Print the lines that start the entries and continue through the one holding "3000, 3500, 4000];", please, exactly and with the pictures omitted.

------------------------

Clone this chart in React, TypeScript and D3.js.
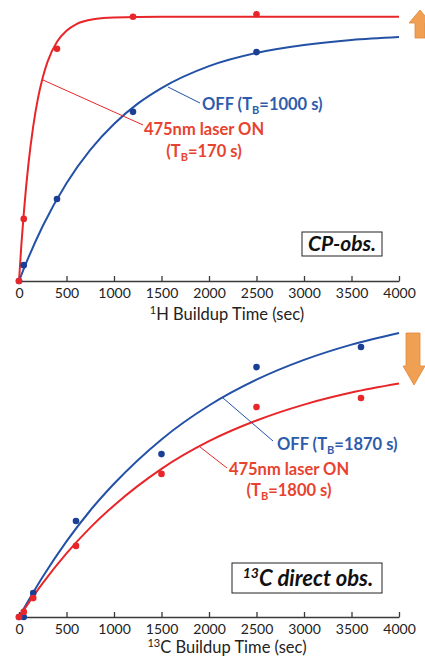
import { useRef, useEffect } from "react";
import * as d3 from "d3";

// ---- data ----
const xTicks = [0, 500, 1000, 1500, 2000, 2500, 3000, 3500, 4000];

// 1H (CP-obs.) panel: measured points
const hOnPoints: [number, number][] = [[0, 0], [50, 0.235], [400, 0.879], [1200, 1.0], [2500, 1.009]];
const hOffPoints: [number, number][] = [[0, 0], [50, 0.06], [400, 0.31], [1200, 0.64], [2500, 0.866]];
// 1H fit curves
const hOnCurve: [number, number][] = [
  [0, 0], [25, 0.137], [50, 0.255], [75, 0.357], [100, 0.445], [150, 0.586], [200, 0.692],
  [250, 0.77], [300, 0.829], [400, 0.905], [500, 0.947], [600, 0.971], [800, 0.991],
  [1000, 0.997], [1500, 1.0], [4000, 1.0],
];
const hOffCurve: [number, number][] = [
  [0, 0], [100, 0.089], [250, 0.208], [500, 0.37], [750, 0.496], [1000, 0.594], [1250, 0.671],
  [1500, 0.73], [2000, 0.813], [2500, 0.863], [3000, 0.893], [3500, 0.912], [4000, 0.923],
];

// 13C (direct obs.) panel: measured points
const cOnPoints: [number, number][] = [[0, 0], [50, 0.017], [150, 0.063], [600, 0.237], [1500, 0.477], [2500, 0.7], [3600, 0.73]];
const cOffPoints: [number, number][] = [[0, 0], [50, 0], [150, 0.08], [600, 0.32], [1500, 0.543], [2500, 0.833], [3600, 0.9]];
// 13C fit curves
const cOnCurve: [number, number][] = [
  [0, 0], [250, 0.113], [500, 0.212], [750, 0.298], [1000, 0.372], [1500, 0.494], [2000, 0.586],
  [2500, 0.655], [3000, 0.708], [3500, 0.748], [4000, 0.778],
];
const cOffCurve: [number, number][] = [
  [0, 0], [250, 0.134], [500, 0.252], [750, 0.355], [1000, 0.444], [1500, 0.592], [2000, 0.705],
  [2500, 0.791], [3000, 0.857], [3500, 0.908], [4000, 0.947],
];

const RED = "#e8262a";
const RED_TXT = "#e8432f";
const BLUE = "#2351a6";
const BLUE_DOT = "#1c3f96";
const BLUE_TXT = "#2e5cab";
const ORANGE = "#f0a052";
const FONT = "Lato, 'Open Sans', sans-serif";

export default function App() {
  const svgRef = useRef<SVGSVGElement>(null);

  useEffect(() => {
    if (!svgRef.current) return;
    const svg = d3.select(svgRef.current);
    svg.selectAll("*").remove();

    const x = d3.scaleLinear().domain([0, 4000]).range([19, 399]);

    const drawPanel = (
      baseY: number,
      y: d3.ScaleLinear<number, number>,
      onCurve: [number, number][],
      offCurve: [number, number][],
      onPts: [number, number][],
      offPts: [number, number][],
      axisLabel: string,
      labelY: number
    ) => {
      const g = svg.append("g");
      const line = d3
        .line<[number, number]>()
        .x((d) => x(d[0]))
        .y((d) => y(d[1]))
        .curve(d3.curveMonotoneX);

      // axis
      const ax = g
        .append("g")
        .attr("transform", `translate(0,${baseY})`)
        .call(
          d3.axisBottom(x)
            .tickValues(xTicks)
            .tickFormat(d3.format("d"))
            .tickSizeInner(-5)
            .tickSizeOuter(0)
            .tickPadding(7)
        );
      ax.select(".domain").attr("stroke", "#3a3a3a").attr("stroke-width", 1.5);
      ax.selectAll(".tick line").attr("stroke", "#3a3a3a").attr("stroke-width", 1.3);
      ax.selectAll(".tick text")
        .attr("font-family", FONT)
        .attr("font-size", "14px")
        .attr("fill", "#222");

      const t = g
        .append("text")
        .attr("x", 227)
        .attr("y", labelY)
        .attr("text-anchor", "middle")
        .attr("font-family", FONT)
        .attr("font-size", "16.5px")
        .attr("fill", "#222");
      t.append("tspan").attr("font-size", "11px").attr("dy", -6).text(axisLabel.split("|")[0]);
      t.append("tspan").attr("dy", 6).text(axisLabel.split("|")[1]);

      g.append("path").datum(offCurve).attr("d", line).attr("fill", "none").attr("stroke", BLUE).attr("stroke-width", 2);
      g.append("path").datum(onCurve).attr("d", line).attr("fill", "none").attr("stroke", RED).attr("stroke-width", 2);

      g.selectAll(".off-pt")
        .data(offPts)
        .enter()
        .append("circle")
        .attr("cx", (d) => x(d[0]))
        .attr("cy", (d) => y(d[1]))
        .attr("r", 3.3)
        .attr("fill", BLUE_DOT);
      g.selectAll(".on-pt")
        .data(onPts)
        .enter()
        .append("circle")
        .attr("cx", (d) => x(d[0]))
        .attr("cy", (d) => y(d[1]))
        .attr("r", 3.3)
        .attr("fill", RED);
      return g;
    };

    const yTop = d3.scaleLinear().domain([0, 1]).range([281, 16.7]);
    const yBot = d3.scaleLinear().domain([0, 1]).range([617, 317]);

    const gTop = drawPanel(281, yTop, hOnCurve, hOffCurve, hOnPoints, hOffPoints, "1|H Buildup Time (sec)", 320);
    const gBot = drawPanel(617, yBot, cOnCurve, cOffCurve, cOnPoints, cOffPoints, "13|C Buildup Time (sec)", 653);

    // annotation text with subscript B
    const tbLabel = (
      g: d3.Selection<SVGGElement, unknown, null, undefined>,
      xPos: number,
      yPos: number,
      anchor: string,
      color: string,
      pre: string,
      post: string
    ) => {
      const t = g
        .append("text")
        .attr("x", xPos)
        .attr("y", yPos)
        .attr("text-anchor", anchor)
        .attr("font-family", FONT)
        .attr("font-weight", "bold")
        .attr("font-size", "16.5px")
        .attr("fill", color);
      t.append("tspan").text(pre + "T");
      t.append("tspan").attr("font-size", "11px").attr("dy", 4).text("B");
      t.append("tspan").attr("dy", -4).text(post);
    };
    const plainLabel = (
      g: d3.Selection<SVGGElement, unknown, null, undefined>,
      xPos: number,
      yPos: number,
      color: string,
      txt: string
    ) => {
      g.append("text")
        .attr("x", xPos)
        .attr("y", yPos)
        .attr("text-anchor", "middle")
        .attr("font-family", FONT)
        .attr("font-weight", "bold")
        .attr("font-size", "16.5px")
        .attr("fill", color)
        .text(txt);
    };
    const leader = (
      g: d3.Selection<SVGGElement, unknown, null, undefined>,
      x1: number, y1: number, x2: number, y2: number, color: string
    ) => {
      g.append("line").attr("x1", x1).attr("y1", y1).attr("x2", x2).attr("y2", y2).attr("stroke", color).attr("stroke-width", 1);
    };

    // top annotations
    leader(gTop, 168, 87, 200, 103, BLUE);
    tbLabel(gTop, 202, 110, "start", BLUE_TXT, "OFF (", "=1000 s)");
    leader(gTop, 43, 80, 143, 125, RED);
    plainLabel(gTop, 204, 135, RED_TXT, "475nm laser ON");
    tbLabel(gTop, 204, 157, "middle", RED_TXT, "(", "=170 s)");

    // bottom annotations
    leader(gBot, 223, 398, 273, 441, BLUE);
    tbLabel(gBot, 277, 450, "start", BLUE_TXT, "OFF (", "=1870 s)");
    leader(gBot, 200, 447, 227, 468, RED);
    plainLabel(gBot, 289, 475, RED_TXT, "475nm laser ON");
    tbLabel(gBot, 289, 496, "middle", RED_TXT, "(", "=1800 s)");

    // boxed labels
    gTop.append("rect").attr("x", 302).attr("y", 232).attr("width", 80).attr("height", 24)
      .attr("fill", "#fff").attr("stroke", "#222").attr("stroke-width", 1);
    gTop.append("text").attr("x", 342).attr("y", 251).attr("text-anchor", "middle")
      .attr("font-family", FONT).attr("font-weight", "bold").attr("font-style", "italic")
      .attr("font-size", "21px").attr("fill", "#111").text("CP-obs.");

    gBot.append("rect").attr("x", 232).attr("y", 563).attr("width", 150).attr("height", 30)
      .attr("fill", "#fff").attr("stroke", "#222").attr("stroke-width", 1);
    const bt = gBot.append("text").attr("x", 308).attr("y", 586).attr("text-anchor", "middle")
      .attr("font-family", FONT).attr("font-weight", "bold").attr("font-style", "italic")
      .attr("font-size", "22px").attr("fill", "#111");
    bt.append("tspan").attr("font-size", "14px").attr("dy", -8).text("13");
    bt.append("tspan").attr("dy", 8).text("C direct obs.");

    // orange arrows
    const up = `M420,10 L431,23 L425,23 L425,38 L415,38 L415,23 L409,23 Z`;
    svg.append("path").attr("d", up).attr("fill", ORANGE).attr("stroke", "#e0883a").attr("stroke-width", 0.8);
    const down = `M406,333 L420,333 L420,366 L425,366 L414,385 L403,366 L406,366 Z`;
    svg.append("path").attr("d", down).attr("fill", ORANGE).attr("stroke", "#e0883a").attr("stroke-width", 0.8);
  }, []);

  return (
    <svg
      ref={svgRef}
      width={425}
      height={656}
      style={{ position: "absolute", left: 0, top: 0, background: "#fff" }}
    />
  );
}
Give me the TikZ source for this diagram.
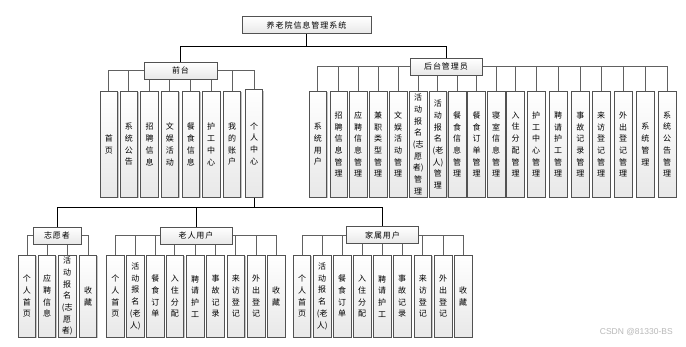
\documentclass[tikz,border=0pt]{standalone}
\usepackage{fontspec}
\newfontfamily\cjk{Noto Sans CJK SC}
\newfontfamily\wmfont{Liberation Sans}
\usetikzlibrary{shadows}
\pgfdeclarelayer{background}
\pgfdeclarelayer{canvas}
\pgfsetlayers{canvas,background,main}
\begin{document}
\begin{tikzpicture}[x=1pt,y=-1pt,
  boxstyle/.style={draw=black!68, line width=0.8pt, top color=white, bottom color=black!9,
     inner sep=0pt, drop shadow={shadow xshift=0.9pt,shadow yshift=-0.9pt,fill=black!45}},
  hbox/.style={boxstyle, minimum height=17pt,
     font=\cjk\fontsize{8}{10}\selectfont\addfontfeature{LetterSpace=12}},
  vbtop/.style={boxstyle, anchor=north, minimum width=17.5pt, minimum height=106pt, align=center,
     font=\cjk\fontsize{8}{11.7}\selectfont},
  vblow/.style={boxstyle, anchor=north, minimum width=17.5pt, minimum height=81.7pt, align=center,
     font=\cjk\fontsize{8}{11.7}\selectfont},
  conn/.style={draw=black, line width=0.8pt},
  branch/.style={draw=black!62, line width=1pt}]
\begin{pgfonlayer}{canvas}
\fill[white] (0,0) rectangle (686,346);
\end{pgfonlayer}
\useasboundingbox (0,0) rectangle (686,346);

% top level
\node[hbox, minimum width=129pt] (root) at (306.5,25) {养老院信息管理系统};
\node[hbox, minimum width=73pt] (ft) at (180.5,70.5) {前台};
\node[hbox, minimum width=72pt] (bt) at (446,66.7) {后台管理员};
\coordinate (rj) at (306.5,46);

% front children
\foreach \i/\x/\t in {1/108.9/{首\\页},2/128.9/{系\\统\\公\\告},3/149.5/{招\\聘\\信\\息},
  4/169.9/{文\\娱\\活\\动},5/190.9/{餐\\食\\信\\息},6/211.2/{护\\工\\中\\心},7/232/{我\\的\\账\\户}}
  \node[vbtop] (f\i) at (\x,91) {\t};
\node[vbtop, minimum height=107.5pt] (f8) at (254,89.3) {个\\人\\中\\心};

% back children
\foreach \i/\x/\t in {1/317.9/{系\\统\\用\\户},2/338.7/{招\\聘\\信\\息\\管\\理},3/358.2/{应\\聘\\信\\息\\管\\理},
  4/378.2/{兼\\职\\类\\型\\管\\理},5/398.2/{文\\娱\\活\\动\\管\\理},6/418.2/{活\\动\\报\\名\\(志\\愿\\者)\\管\\理},
  7/437.9/{活\\动\\报\\名\\(老\\人)\\管\\理},8/457.2/{餐\\食\\信\\息\\管\\理},9/476.5/{餐\\食\\订\\单\\管\\理},
  10/496.2/{寝\\室\\信\\息\\管\\理},11/515.5/{入\\住\\分\\配\\管\\理},12/536.2/{护\\工\\中\\心\\管\\理},
  13/558.2/{聘\\请\\护\\工\\管\\理},14/580.4/{事\\故\\记\\录\\管\\理},15/601.2/{来\\访\\登\\记\\管\\理},
  16/623.2/{外\\出\\登\\记\\管\\理},17/645.4/{系\\统\\管\\理},18/667.2/{系\\统\\公\\告\\管\\理}}
  \node[vbtop] (b\i) at (\x,91) {\t};

% personal centre level
\coordinate (pj) at (254,207.3);
\node[hbox, minimum width=48pt] (vt) at (57,235.5) {志愿者};
\node[hbox, minimum width=72pt] (ot) at (196,235.5) {老人用户};
\node[hbox, minimum width=71.5pt] (jt) at (382.5,235) {家属用户};

\foreach \i/\x/\t in {1/27/{个\\人\\首\\页},2/47/{应\\聘\\信\\息},3/67.2/{活\\动\\报\\名\\(志\\愿\\者)},4/88/{收\\藏}}
  \node[vblow] (v\i) at (\x,255) {\t};
\foreach \i/\x/\t in {1/115.3/{个\\人\\首\\页},2/135.3/{活\\动\\报\\名\\(老\\人)},3/155.3/{餐\\食\\订\\单},
  4/174.9/{入\\住\\分\\配},5/195.2/{聘\\请\\护\\工},6/215.5/{事\\故\\记\\录},7/235.9/{来\\访\\登\\记},
  8/256.2/{外\\出\\登\\记},9/276.2/{收\\藏}}
  \node[vblow] (o\i) at (\x,255) {\t};
\foreach \i/\x/\t in {1/302/{个\\人\\首\\页},2/322.2/{活\\动\\报\\名\\(老\\人)},3/342.2/{餐\\食\\订\\单},
  4/362.2/{入\\住\\分\\配},5/382.2/{聘\\请\\护\\工},6/402.2/{事\\故\\记\\录},7/422.9/{来\\访\\登\\记},
  8/443.2/{外\\出\\登\\记},9/463.2/{收\\藏}}
  \node[vblow] (j\i) at (\x,255) {\t};

\node[font=\wmfont\fontsize{8.5}{10}\selectfont, text=black!28, anchor=east, inner sep=0pt] (wm) at (673,332) {CSDN @81330-BS};

\begin{pgfonlayer}{background}
  \draw[conn] (root.south) -- (rj);
  \draw[conn] (rj) -| (ft.north);
  \draw[conn] (rj) -| (bt.north);
  \foreach \i in {1,...,8} \draw[branch] (ft.center) -| (f\i.north);
  \foreach \i in {1,...,18} \draw[branch] (bt.center) -| (b\i.north);
  \draw[conn] (f8.south) -- (pj);
  \draw[conn] (pj) -| (vt.north);
  \draw[conn] (pj) -| (ot.north);
  \draw[conn] (pj) -| (jt.north);
  \foreach \i in {1,...,4} \draw[branch] (vt.center) -| (v\i.north);
  \foreach \i in {1,...,9} \draw[branch] (ot.center) -| (o\i.north);
  \foreach \i in {1,...,9} \draw[branch] (jt.center) -| (j\i.north);
\end{pgfonlayer}
\end{tikzpicture}
\end{document}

------------------------

§ Result of the exercise:
Clone this chart in React, TypeScript and D3.js.
import { useRef, useEffect } from "react";
import * as d3 from "d3";

// ---- data ----
const xTicks = [0, 500, 1000, 1500, 2000, 2500, 3000, 3500, 4000];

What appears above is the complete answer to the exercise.